Like many archetypes, the design of the celebrated collection Blanche/White published by the Nouvelle Revue Française (NRF) and Gallimard is the result of compound sensibilities—the taste and direction of the founders, which included André Gide and Jean Schlumberger—and the implementation by the printer Edouard Verbeke of the St. Catherine Press in Bruges.
There’s a collectively inherited idea of what constitutes a “Blanche”—an off-white cover stock which gives the collection its name, a paperback you can hold comfortably in your hand but perhaps not in your pocket, a single black ruled frame containing a double red frame, centered text alignment, a title colored red, the author’s name in black and the publisher’s italicised NRF device. The specific peculiarities are harder to define. Which white or cream exactly? Was it always this color or has time taken its toll? Text set in a high-contrast Didone or a Garalde? Titles set in all capitals or upper and lowercase, roman or italic? A warm typographic orange or a deep blood red?
Like the narrator of Aragon’s Blanche ou l’Oubli / Blanche or Forgetting who attempts to recall his love for Blanche, a woman he loved some forty years ago, we can forget what our love looks like, and over time her appearance changes. Here we attempt to capture an image of the Blanche collection. In this attempt to find the truth about the past, we are left in a state of uncertainty—though still in love with Blanche, we don’t quite know who she is.

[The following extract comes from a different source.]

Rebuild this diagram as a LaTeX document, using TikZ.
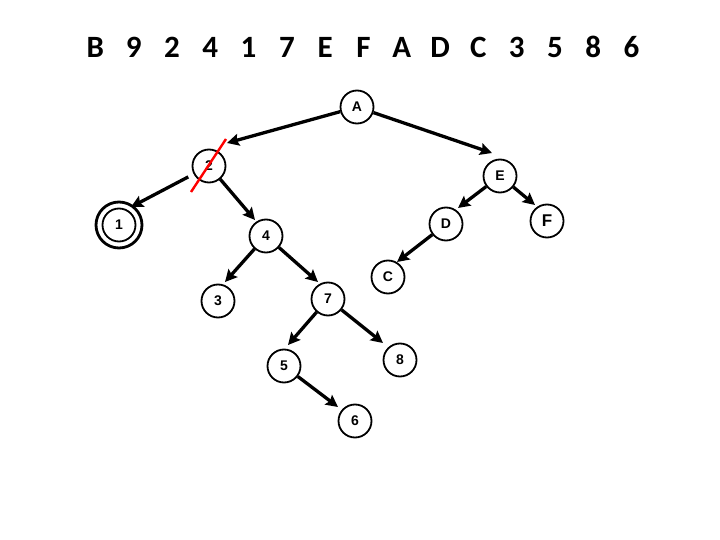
\documentclass[tikz,border=0pt]{standalone}
\usepackage{fontspec}
\setmainfont{Liberation Sans}
\newfontfamily\titlefont{Carlito}
\usetikzlibrary{arrows.meta}
\begin{document}
\begin{tikzpicture}[x=1pt,y=-1pt,
  vtx/.style={circle,draw=black,line width=1.8pt,minimum size=33pt,inner sep=0pt,font=\fontsize{14}{16}\selectfont\bfseries},
  arr/.style={line width=3.3pt,-{Stealth[length=12pt,width=12pt,inset=2pt]}},
  ttl/.style={font=\titlefont\fontsize{31}{36}\selectfont\bfseries,anchor=base west,inner sep=0pt}]
\useasboundingbox (0,0) rectangle (720,540);
\fill[white] (0,0) rectangle (720,540);
\node[ttl] (title) at (76,58) {\makebox[38.3pt]{B}\makebox[38.3pt]{9}\makebox[38.3pt]{2}\makebox[38.3pt]{4}\makebox[38.3pt]{1}\makebox[38.3pt]{7}\makebox[38.3pt]{E}\makebox[38.3pt]{F}\makebox[38.3pt]{A}\makebox[38.3pt]{D}\makebox[38.3pt]{C}\makebox[38.3pt]{3}\makebox[38.3pt]{5}\makebox[38.3pt]{8}\makebox[38.3pt]{6}};
% nodes
\node[vtx] (A) at (357,107) {A};
\node[vtx] (n2) at (209,166) {2};
\node[vtx] (n1) at (119,225) {1};
\draw[line width=2.8pt] (n1.center) circle (23pt);
\node[vtx] (n4) at (266,236) {4};
\node[vtx] (E) at (500,176) {E};
\node[vtx] (D) at (446,224) {D};
\node[vtx,font=\fontsize{17}{19}\selectfont\bfseries] (F) at (547,221) {F};
\node[vtx] (C) at (388,277) {C};
\node[vtx] (n3) at (218,301) {3};
\node[vtx] (n7) at (328,299) {7};
\node[vtx] (n5) at (284,366) {5};
\node[vtx] (n8) at (400,360) {8};
\node[vtx] (n6) at (355,421) {6};
% arrow tips
\coordinate (t2) at (227,143);
\coordinate (t1) at (131,207);
\coordinate (t4) at (255,220);
\coordinate (tE) at (492,153);
\coordinate (tD) at (458,208);
\coordinate (tF) at (535,205);
\coordinate (tC) at (397,262);
\coordinate (t3) at (225,282);
\coordinate (t7) at (318,282);
\coordinate (t5) at (288,345);
\coordinate (t8) at (383,343);
\coordinate (t6) at (338,407);
\draw[arr] (A) -- (t2);
\draw[arr,shorten <=6pt] (n2) -- (t1);
\draw[arr] (n2) -- (t4);
\draw[arr] (A) -- (tE);
\draw[arr] (E) -- (tD);
\draw[arr] (E) -- (tF);
\draw[arr] (D) -- (tC);
\draw[arr] (n4) -- (t3);
\draw[arr] (n4) -- (t7);
\draw[arr] (n7) -- (t5);
\draw[arr] (n7) -- (t8);
\draw[arr] (n5) -- (t6);
% red strike
\coordinate (r1) at (226,139);
\coordinate (r2) at (191,192);
\draw[red,line width=2.4pt] (r1) -- (r2);
\end{tikzpicture}
\end{document}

Our selection classifies over 400 books into twenty-five thematic sections named after a book title within that theme. Within Pastiches et Mélanges we see the nuances and evolution in design of the same titles through time, in this case Gide’s Les Nourritures terrestres / The Fruits of the Earth from 1937 to 1951, and Mallarmé’s Poésies from 1917 to 1941. Nouvelles du cœur / News from the Heart gives us Breton’s L’Amour fou / Mad Love, the obsessional kind of love that deranges the senses and two episodes of Le Crève-cœur / Heartbreak from Aragon. Un nom toujours nouveau / A Name Always New gathers Elsa, Barny, Nadja, Héloise, Tristan, Anny, Sylvia, Creezy and Isabelle amongst others. Those without a home, the orphans, or the difficult are housed in Fils de personne / Nobody’s son, here we place both L’Enfant de chœur / The Choirboy and Le Pire / The Worst.